The company had been a property development company. In its projects, it relied on loans, including from J. As properties were sold, the company repaid loans from J, making payments on four dates between June 2010 and March 2011. It also paid a dividend of £75,000 to J in June 2010. The company entered insolvent liquidation in May 2011 following an award against it in an adjudication brought by a contractor. The company’s accounts had made no provision for any liability to the company. The liquidators became concerned that the dividend had been unlawful, and sought to recover the payments on the basis that they were preferences. J acknowledged that the dividend had been unlawful and that the payments had been preferences. However, they argued that the payments had not been made at a “relevant time” within s.240(2) because the company had not been insolvent within s.123 on the dates they had been made. An insolvency practitioner instructed as an expert considered that the accounts, in not making provision for the liability to the contractor, had not been prepared in accordance with generally accepted practice, and determined what they would have shown if they had been. He advised that the result of treating the dividend as unlawful was that it had to be categorised as something other than a dividend, probably as a loan to the person to whom it had been paid. The effect of that was to increase the company’s net assets by £75,000. On the basis of that evidence, the judge held that without taking the unlawful dividend into account, the company would have been insolvent within s.123 on each of the four dates, but also that the dividend should be treated as an asset, meaning that the company had been solvent on each date.

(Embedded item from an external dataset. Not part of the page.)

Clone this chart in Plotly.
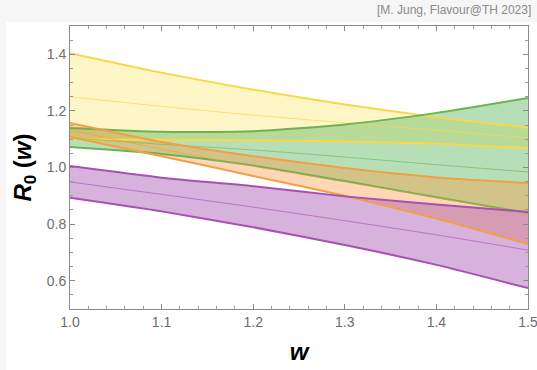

HELD: The correct approach to s.123 was the subject of authoritative guidance in BNY Corporate Trustee Services Ltd v Eurosail-UK 2007-3BL Plc [2013] UKSC 28, [2013] 1 W.L.R. 1408. That stated that contingent assets could not be taken into account. If there was a present asset consisting of a chose in action, such as a claim in a liquidation, it could be given a value, and what it fetched in a market was good evidence of that value, Eurosail followed. At the dates in question, J, as those in control of the company, had believed that the dividend was lawful. They had had no idea that there was any possible claim against them in respect of the dividend. No asset corresponding to the claim had been shown in the accounts. There had been no reason for anyone to investigate whether such a claim existed and there never would have been unless the company became insolvent. The company’s claim had been a contingent claim. It was contingent on being discovered and on being pursued, which was unlikely so long as J remained in control of the company. The asset was effectively contingent on the company’s subsequent insolvency. The judge should not have taken it into account. Further, it was not permissible to rewrite history. The judge’s approach, which was to treat the company as having a present asset of £75,000 involved a number of counterfactual assumptions: that the dividend’s unlawfulness had been known; that someone on behalf of the company would have pursued the claim before it went into liquidation; that J would not have disputed the claim; that the money would have been recovered from J without cost; and that the company had the funds to pursue the claim. If the sum of £75,000 was removed from the company’s balance sheet, it had been insolvent as at each of the dates in question (see paras 20-23 of judgment).